In the second half of the 1980s, Microsoft embarked on the development of a new OS with a different GUI and for some time cooperated with IBM in the development of their new OS, called OS/2, that IBM hoped would be generally adopted by the PC industry. Later, however, the partnership soured and Microsoft went it alone with Windows. At first the new interface was simply a special MS-DOS application that made available different graphic shells and providing such features as GUI and single-user multitasking. Apple sued Microsoft about the use of the Windows GUI but Microsoft successfully resisted. 

A similar process happened with UNIX. Like MS-DOS, UNIX has an obscure CLI inherited from mainframes. In the 1980s UNIX GUI shells were developed by consortia of workstation manufacturers to make their systems easier to use. The principal GUIs were Solaris by Sun Microsystems and Motif by the Open Software Foundation (OSF). 
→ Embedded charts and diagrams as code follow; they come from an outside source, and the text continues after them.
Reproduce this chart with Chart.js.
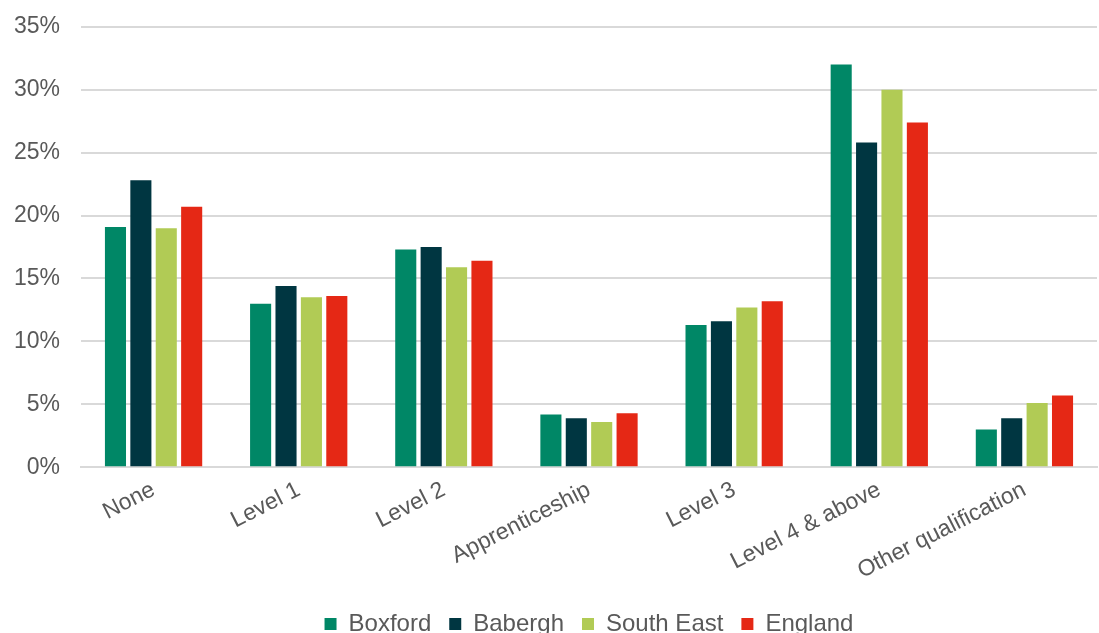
<!DOCTYPE html>
<html>
<head>
<meta charset="utf-8">
<script src="https://cdn.jsdelivr.net/npm/chart.js@4"></script>
<style>
    html, body { margin: 0; padding: 0; background: #ffffff; overflow: hidden; }
    #wrap { width: 1099px; height: 654px; position: relative; margin-top: -8px; }
</style>
</head>
<body>
<div id="wrap"><canvas id="myChart"></canvas></div>
<script>
const categories = ['None', 'Level 1', 'Level 2', 'Apprenticeship', 'Level 3', 'Level 4 & above', 'Other qualification'];
const boxford = [19.1, 13.0, 17.3, 4.2, 11.3, 32.0, 3.0];
const babergh = [22.8, 14.4, 17.5, 3.9, 11.6, 25.8, 3.9];
const southEast = [19.0, 13.5, 15.9, 3.6, 12.7, 30.0, 5.1];
const england = [20.7, 13.6, 16.4, 4.3, 13.2, 27.4, 5.7];
const yTicks = [0, 5, 10, 15, 20, 25, 30, 35];

const textColor = '#595959';
const gridColor = '#d9d9d9';
const fontFamily = '"Liberation Sans", Arial, sans-serif';

function makeDataset(label, values, color) {
    return {
        label: label,
        data: values,
        backgroundColor: color,
        borderWidth: 0,
        categoryPercentage: 0.7,
        barPercentage: 0.83
    };
}

const ctx = document.getElementById('myChart').getContext('2d');

new Chart(ctx, {
    type: 'bar',
    data: {
        labels: categories,
        datasets: [
            makeDataset('Boxford', boxford, '#008766'),
            makeDataset('Babergh', babergh, '#003641'),
            makeDataset('South East', southEast, '#b1cb55'),
            makeDataset('England', england, '#e52815')
        ]
    },
    options: {
        responsive: true,
        maintainAspectRatio: false,
        animation: false,
        layout: {
            padding: { top: 2, right: 2, left: 12, bottom: 0 }
        },
        plugins: {
            legend: {
                position: 'bottom',
                fullSize: false,
                labels: {
                    color: textColor,
                    font: { family: fontFamily, size: 24 },
                    boxWidth: 12,
                    boxHeight: 12,
                    padding: 18
                }
            },
            tooltip: { enabled: false }
        },
        scales: {
            x: {
                grid: { display: false, drawTicks: false },
                border: { color: gridColor, width: 2 },
                ticks: {
                    color: textColor,
                    font: { family: fontFamily, size: 23 },
                    minRotation: 27,
                    maxRotation: 27,
                    padding: 9
                }
            },
            y: {
                min: 0,
                max: 35,
                afterBuildTicks: function (axis) {
                    axis.ticks = yTicks.map(v => ({ value: v }));
                },
                afterFit: function (axis) {
                    axis.width = 69;
                },
                grid: { color: gridColor, lineWidth: 2, drawTicks: false },
                border: { display: false },
                ticks: {
                    color: textColor,
                    font: { family: fontFamily, size: 23 },
                    padding: 21,
                    callback: v => v + '%'
                }
            }
        }
    }
});
</script>
</body>
</html>
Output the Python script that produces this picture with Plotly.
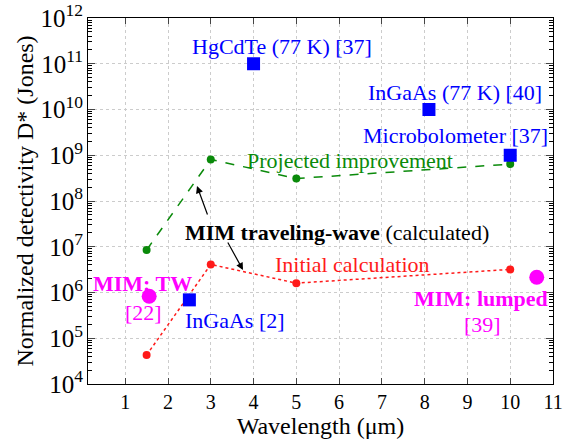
import plotly.graph_objects as go

# Data
proj_x = [1.5, 3, 5, 10]
proj_y = [8.5e6, 8.1e8, 3.1e8, 6.4e8]
init_x = [1.5, 3, 5, 10]
init_y = [4.3e4, 4.1e6, 1.6e6, 3.2e6]
ref_names = ["HgCdTe (77 K) [37]", "InGaAs (77 K) [40]", "Microbolometer [37]", "InGaAs [2]"]
ref_x = [4, 8.1, 10, 2.5]
ref_y = [1e11, 1e10, 1e9, 6.9e5]
mim_names = ["MIM: TW", "MIM: lumped"]
mim_x = [1.56, 10.62]
mim_y = [8.3e5, 2.15e6]

FONT = "Liberation Serif"
GREEN = "#0a8a0a"
RED = "#ff1a1a"
BLUE = "#0000ff"
MAG = "#ff00ff"

L, R, T, B = 88, 553, 18, 384
W, H = R - L, B - T

fig = go.Figure()
fig.add_trace(go.Scatter(x=proj_x, y=proj_y, mode="lines+markers",
                         line=dict(color=GREEN, dash="dash", width=1.5),
                         marker=dict(color=GREEN, size=8)))
fig.add_trace(go.Scatter(x=init_x, y=init_y, mode="lines+markers",
                         line=dict(color=RED, dash="dot", width=1.5),
                         marker=dict(color=RED, size=8)))
fig.add_trace(go.Scatter(x=ref_x, y=ref_y, mode="markers",
                         marker=dict(color=BLUE, size=13, symbol="square")))
fig.add_trace(go.Scatter(x=mim_x, y=mim_y, mode="markers",
                         marker=dict(color=MAG, size=15)))

ann = [
    dict(x=282, y=47, text="HgCdTe (77 K) [37]", color=BLUE),
    dict(x=455, y=92, text="InGaAs (77 K) [40]", color=BLUE),
    dict(x=455, y=135, text="Microbolometer [37]", color=BLUE),
    dict(x=350, y=160, text="Projected improvement", color=GREEN),
    dict(x=337, y=232, text="<b>MIM traveling-wave</b> (calculated)", color="black"),
    dict(x=352, y=264, text="Initial calculation", color=RED),
    dict(x=142, y=283, text="<b>MIM: TW</b>", color=MAG),
    dict(x=143, y=312, text="[22]", color=MAG),
    dict(x=235, y=320, text="InGaAs [2]", color=BLUE),
    dict(x=481, y=298, text="<b>MIM: lumped</b>", color=MAG),
    dict(x=482, y=324, text="[39]", color=MAG),
]
annotations = []
for a in ann:
    annotations.append(dict(x=(a["x"] - L) / W, y=(B - a["y"]) / H, xref="paper", yref="paper",
                            text=a["text"], showarrow=False, xanchor="center", yanchor="middle",
                            font=dict(family=FONT, size=22, color=a["color"])))

for (tx, ty, hx, hy) in [(208, 216, 197, 186), (227, 241, 243, 270)]:
    annotations.append(dict(x=(hx - L) / W, y=(B - hy) / H, xref="paper", yref="paper",
                            ax=tx - hx, ay=ty - hy, axref="pixel", ayref="pixel",
                            text="", showarrow=True,
                            arrowhead=2, arrowsize=1.2, arrowwidth=1.2, arrowcolor="black"))

fig.update_layout(
    width=585, height=442,
    margin=dict(l=L, r=585 - R, t=T, b=442 - B),
    paper_bgcolor="white", plot_bgcolor="white",
    showlegend=False,
    font=dict(family=FONT, size=20, color="black"),
    annotations=annotations,
)

fig.update_xaxes(range=[0.13, 11], tickvals=list(range(1, 12)), ticks="inside", ticklen=6,
                 automargin=False,
                 showline=True, linecolor="black", linewidth=1, mirror="ticks",
                 showgrid=True, gridcolor="#cccccc", griddash="dot", zeroline=False,
                 title=dict(text="Wavelength (μm)", standoff=4, font=dict(family=FONT, size=24)),
                 tickfont=dict(family=FONT, size=20))
fig.update_yaxes(type="log", range=[3.9999, 12.0001], dtick=1, exponentformat="power",
                 ticks="inside", ticklen=7, ticklabeloverflow="allow", automargin=False,
                 minor=dict(ticks="inside", ticklen=4, tickcolor="black", dtick="D1", showgrid=False),
                 showline=True, linecolor="black", linewidth=1, mirror="ticks",
                 showgrid=True, gridcolor="#cccccc", griddash="dot", zeroline=False,
                 title=dict(text="Normalized detectivity D* (Jones)", standoff=0, font=dict(family=FONT, size=24)),
                 tickfont=dict(family=FONT, size=20))

fig.write_html("out.html")
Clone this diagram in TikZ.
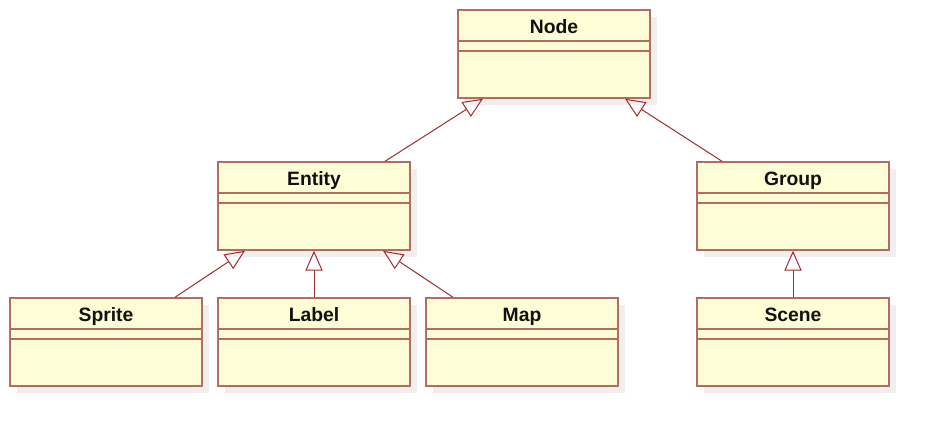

With computers taking on many more forms than the traditional workstation or the PC, the HMI is becoming more and more crucial. One major case is provided by mobile handsets where reduced device size puts more constraints on the ability of humans to interact with the range of new services on offer today. The hottest spot is the set of technologies that Apple has assembled for its iPod, iPhone and iPad devices, but parallel developments happen on the rival Android front, as specialised by individual handset manufacturers. Companies endeavour to emulate – and sometimes are brought to court in a string of legal battles that seem to never end.

It is now some 40 years since the GUI paradigm was first applied, and its use is now ubiquitous. There is a good reason to expect forms of HMI and many interesting components are indeed available such as speech to text, and voice and gesture commands. However, no new paradigm comparable to the one brought forward by Xerox some 40 years ago is on the horizon.